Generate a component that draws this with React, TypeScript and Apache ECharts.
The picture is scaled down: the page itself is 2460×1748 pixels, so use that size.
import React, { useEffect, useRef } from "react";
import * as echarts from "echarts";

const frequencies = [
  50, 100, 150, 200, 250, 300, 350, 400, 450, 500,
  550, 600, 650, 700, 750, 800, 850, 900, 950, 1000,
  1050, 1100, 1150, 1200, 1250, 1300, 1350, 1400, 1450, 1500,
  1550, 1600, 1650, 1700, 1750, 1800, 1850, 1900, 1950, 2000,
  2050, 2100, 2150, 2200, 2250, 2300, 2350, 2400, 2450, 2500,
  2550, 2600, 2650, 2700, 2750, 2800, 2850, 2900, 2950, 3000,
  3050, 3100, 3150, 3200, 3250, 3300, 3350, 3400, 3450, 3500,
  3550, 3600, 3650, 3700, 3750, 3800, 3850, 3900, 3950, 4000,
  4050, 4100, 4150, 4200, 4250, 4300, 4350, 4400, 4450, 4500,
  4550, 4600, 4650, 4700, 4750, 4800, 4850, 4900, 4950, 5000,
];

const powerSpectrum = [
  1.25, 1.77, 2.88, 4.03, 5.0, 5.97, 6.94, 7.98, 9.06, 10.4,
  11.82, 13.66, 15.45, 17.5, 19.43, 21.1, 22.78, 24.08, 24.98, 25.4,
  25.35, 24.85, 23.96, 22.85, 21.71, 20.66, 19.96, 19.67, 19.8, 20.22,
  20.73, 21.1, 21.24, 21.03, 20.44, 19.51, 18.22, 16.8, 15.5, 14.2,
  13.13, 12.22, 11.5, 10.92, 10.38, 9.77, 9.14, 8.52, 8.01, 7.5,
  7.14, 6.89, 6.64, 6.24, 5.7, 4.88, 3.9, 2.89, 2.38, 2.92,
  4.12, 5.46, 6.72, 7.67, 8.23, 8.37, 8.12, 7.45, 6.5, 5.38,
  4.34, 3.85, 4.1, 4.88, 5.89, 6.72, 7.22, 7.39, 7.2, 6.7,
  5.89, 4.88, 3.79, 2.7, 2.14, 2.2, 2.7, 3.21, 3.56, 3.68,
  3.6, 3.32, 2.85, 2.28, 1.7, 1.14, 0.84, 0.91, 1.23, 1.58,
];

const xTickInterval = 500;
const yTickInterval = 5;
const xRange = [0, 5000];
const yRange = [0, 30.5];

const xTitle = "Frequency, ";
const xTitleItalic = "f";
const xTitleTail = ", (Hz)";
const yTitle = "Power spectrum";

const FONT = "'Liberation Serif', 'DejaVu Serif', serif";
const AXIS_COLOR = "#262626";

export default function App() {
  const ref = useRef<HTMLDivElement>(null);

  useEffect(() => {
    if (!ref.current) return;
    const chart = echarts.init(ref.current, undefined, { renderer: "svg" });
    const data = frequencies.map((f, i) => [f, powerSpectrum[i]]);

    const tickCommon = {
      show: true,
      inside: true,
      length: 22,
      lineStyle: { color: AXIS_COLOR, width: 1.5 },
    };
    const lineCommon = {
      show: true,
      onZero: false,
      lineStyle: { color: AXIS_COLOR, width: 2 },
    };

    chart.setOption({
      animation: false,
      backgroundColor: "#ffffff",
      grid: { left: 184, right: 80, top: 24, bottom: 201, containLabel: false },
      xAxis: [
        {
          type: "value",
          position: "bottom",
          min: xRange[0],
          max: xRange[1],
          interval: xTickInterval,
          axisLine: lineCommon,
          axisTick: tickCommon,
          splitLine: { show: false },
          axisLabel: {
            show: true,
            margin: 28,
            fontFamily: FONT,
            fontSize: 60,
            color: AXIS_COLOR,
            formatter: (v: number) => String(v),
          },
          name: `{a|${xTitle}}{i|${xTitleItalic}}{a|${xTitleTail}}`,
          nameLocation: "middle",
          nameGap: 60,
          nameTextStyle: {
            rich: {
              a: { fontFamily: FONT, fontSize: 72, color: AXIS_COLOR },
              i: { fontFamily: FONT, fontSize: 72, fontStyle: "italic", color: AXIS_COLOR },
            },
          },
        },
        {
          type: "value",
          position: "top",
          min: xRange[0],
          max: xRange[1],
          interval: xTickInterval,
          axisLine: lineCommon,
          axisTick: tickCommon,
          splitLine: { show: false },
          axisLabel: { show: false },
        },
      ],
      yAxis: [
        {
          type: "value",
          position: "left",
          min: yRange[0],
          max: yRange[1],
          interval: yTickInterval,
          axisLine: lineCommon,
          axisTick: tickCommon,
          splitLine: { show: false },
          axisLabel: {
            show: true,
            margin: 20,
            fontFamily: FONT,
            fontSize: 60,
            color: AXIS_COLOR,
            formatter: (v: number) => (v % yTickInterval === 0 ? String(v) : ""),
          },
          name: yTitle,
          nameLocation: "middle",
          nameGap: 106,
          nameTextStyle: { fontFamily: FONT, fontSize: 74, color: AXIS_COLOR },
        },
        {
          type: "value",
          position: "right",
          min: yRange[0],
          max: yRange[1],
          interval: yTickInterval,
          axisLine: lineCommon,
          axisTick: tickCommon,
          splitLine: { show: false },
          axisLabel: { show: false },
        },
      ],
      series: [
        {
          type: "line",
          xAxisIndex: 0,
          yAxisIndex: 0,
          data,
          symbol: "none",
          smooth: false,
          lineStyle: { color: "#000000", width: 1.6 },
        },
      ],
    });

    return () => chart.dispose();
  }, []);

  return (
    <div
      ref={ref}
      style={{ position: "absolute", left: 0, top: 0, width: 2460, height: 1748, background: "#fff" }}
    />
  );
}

(Problem to solve)
Extract, word for word, each line of the listing above.

(Worked solution)
Generate a component that draws this with React, TypeScript and Apache ECharts.
The picture is scaled down: the page itself is 2460×1748 pixels, so use that size.
import React, { useEffect, useRef } from "react";
import * as echarts from "echarts";

const frequencies = [
  50, 100, 150, 200, 250, 300, 350, 400, 450, 500,
  550, 600, 650, 700, 750, 800, 850, 900, 950, 1000,
  1050, 1100, 1150, 1200, 1250, 1300, 1350, 1400, 1450, 1500,
  1550, 1600, 1650, 1700, 1750, 1800, 1850, 1900, 1950, 2000,
  2050, 2100, 2150, 2200, 2250, 2300, 2350, 2400, 2450, 2500,
  2550, 2600, 2650, 2700, 2750, 2800, 2850, 2900, 2950, 3000,
  3050, 3100, 3150, 3200, 3250, 3300, 3350, 3400, 3450, 3500,
  3550, 3600, 3650, 3700, 3750, 3800, 3850, 3900, 3950, 4000,
  4050, 4100, 4150, 4200, 4250, 4300, 4350, 4400, 4450, 4500,
  4550, 4600, 4650, 4700, 4750, 4800, 4850, 4900, 4950, 5000,
];

const powerSpectrum = [
  1.25, 1.77, 2.88, 4.03, 5.0, 5.97, 6.94, 7.98, 9.06, 10.4,
  11.82, 13.66, 15.45, 17.5, 19.43, 21.1, 22.78, 24.08, 24.98, 25.4,
  25.35, 24.85, 23.96, 22.85, 21.71, 20.66, 19.96, 19.67, 19.8, 20.22,
  20.73, 21.1, 21.24, 21.03, 20.44, 19.51, 18.22, 16.8, 15.5, 14.2,
  13.13, 12.22, 11.5, 10.92, 10.38, 9.77, 9.14, 8.52, 8.01, 7.5,
  7.14, 6.89, 6.64, 6.24, 5.7, 4.88, 3.9, 2.89, 2.38, 2.92,
  4.12, 5.46, 6.72, 7.67, 8.23, 8.37, 8.12, 7.45, 6.5, 5.38,
  4.34, 3.85, 4.1, 4.88, 5.89, 6.72, 7.22, 7.39, 7.2, 6.7,
  5.89, 4.88, 3.79, 2.7, 2.14, 2.2, 2.7, 3.21, 3.56, 3.68,
  3.6, 3.32, 2.85, 2.28, 1.7, 1.14, 0.84, 0.91, 1.23, 1.58,
];

const xTickInterval = 500;
const yTickInterval = 5;
const xRange = [0, 5000];
const yRange = [0, 30.5];

const xTitle = "Frequency, ";
const xTitleItalic = "f";
const xTitleTail = ", (Hz)";
const yTitle = "Power spectrum";

const FONT = "'Liberation Serif', 'DejaVu Serif', serif";
const AXIS_COLOR = "#262626";

export default function App() {
  const ref = useRef<HTMLDivElement>(null);

  useEffect(() => {
    if (!ref.current) return;
    const chart = echarts.init(ref.current, undefined, { renderer: "svg" });
    const data = frequencies.map((f, i) => [f, powerSpectrum[i]]);

    const tickCommon = {
      show: true,
      inside: true,
      length: 22,
      lineStyle: { color: AXIS_COLOR, width: 1.5 },
    };
    const lineCommon = {
      show: true,
      onZero: false,
      lineStyle: { color: AXIS_COLOR, width: 2 },
    };

    chart.setOption({
      animation: false,
      backgroundColor: "#ffffff",
      grid: { left: 184, right: 80, top: 24, bottom: 201, containLabel: false },
      xAxis: [
        {
          type: "value",
          position: "bottom",
          min: xRange[0],
          max: xRange[1],
          interval: xTickInterval,
          axisLine: lineCommon,
          axisTick: tickCommon,
          splitLine: { show: false },
          axisLabel: {
            show: true,
            margin: 28,
            fontFamily: FONT,
            fontSize: 60,
            color: AXIS_COLOR,
            formatter: (v: number) => String(v),
          },
          name: `{a|${xTitle}}{i|${xTitleItalic}}{a|${xTitleTail}}`,
          nameLocation: "middle",
          nameGap: 60,
          nameTextStyle: {
            rich: {
              a: { fontFamily: FONT, fontSize: 72, color: AXIS_COLOR },
              i: { fontFamily: FONT, fontSize: 72, fontStyle: "italic", color: AXIS_COLOR },
            },
          },
        },
        {
          type: "value",
          position: "top",
          min: xRange[0],
          max: xRange[1],
          interval: xTickInterval,
          axisLine: lineCommon,
          axisTick: tickCommon,
          splitLine: { show: false },
          axisLabel: { show: false },
        },
      ],
      yAxis: [
        {
          type: "value",
          position: "left",
          min: yRange[0],
          max: yRange[1],
          interval: yTickInterval,
          axisLine: lineCommon,
          axisTick: tickCommon,
          splitLine: { show: false },
          axisLabel: {
            show: true,
            margin: 20,
            fontFamily: FONT,
            fontSize: 60,
            color: AXIS_COLOR,
            formatter: (v: number) => (v % yTickInterval === 0 ? String(v) : ""),
          },
          name: yTitle,
          nameLocation: "middle",
          nameGap: 106,
          nameTextStyle: { fontFamily: FONT, fontSize: 74, color: AXIS_COLOR },
        },
        {
          type: "value",
          position: "right",
          min: yRange[0],
          max: yRange[1],
          interval: yTickInterval,
          axisLine: lineCommon,
          axisTick: tickCommon,
          splitLine: { show: false },
          axisLabel: { show: false },
        },
      ],
      series: [
        {
          type: "line",
          xAxisIndex: 0,
          yAxisIndex: 0,
          data,
          symbol: "none",
          smooth: false,
          lineStyle: { color: "#000000", width: 1.6 },
        },
      ],
    });

    return () => chart.dispose();
  }, []);

  return (
    <div
      ref={ref}
      style={{ position: "absolute", left: 0, top: 0, width: 2460, height: 1748, background: "#fff" }}
    />
  );
}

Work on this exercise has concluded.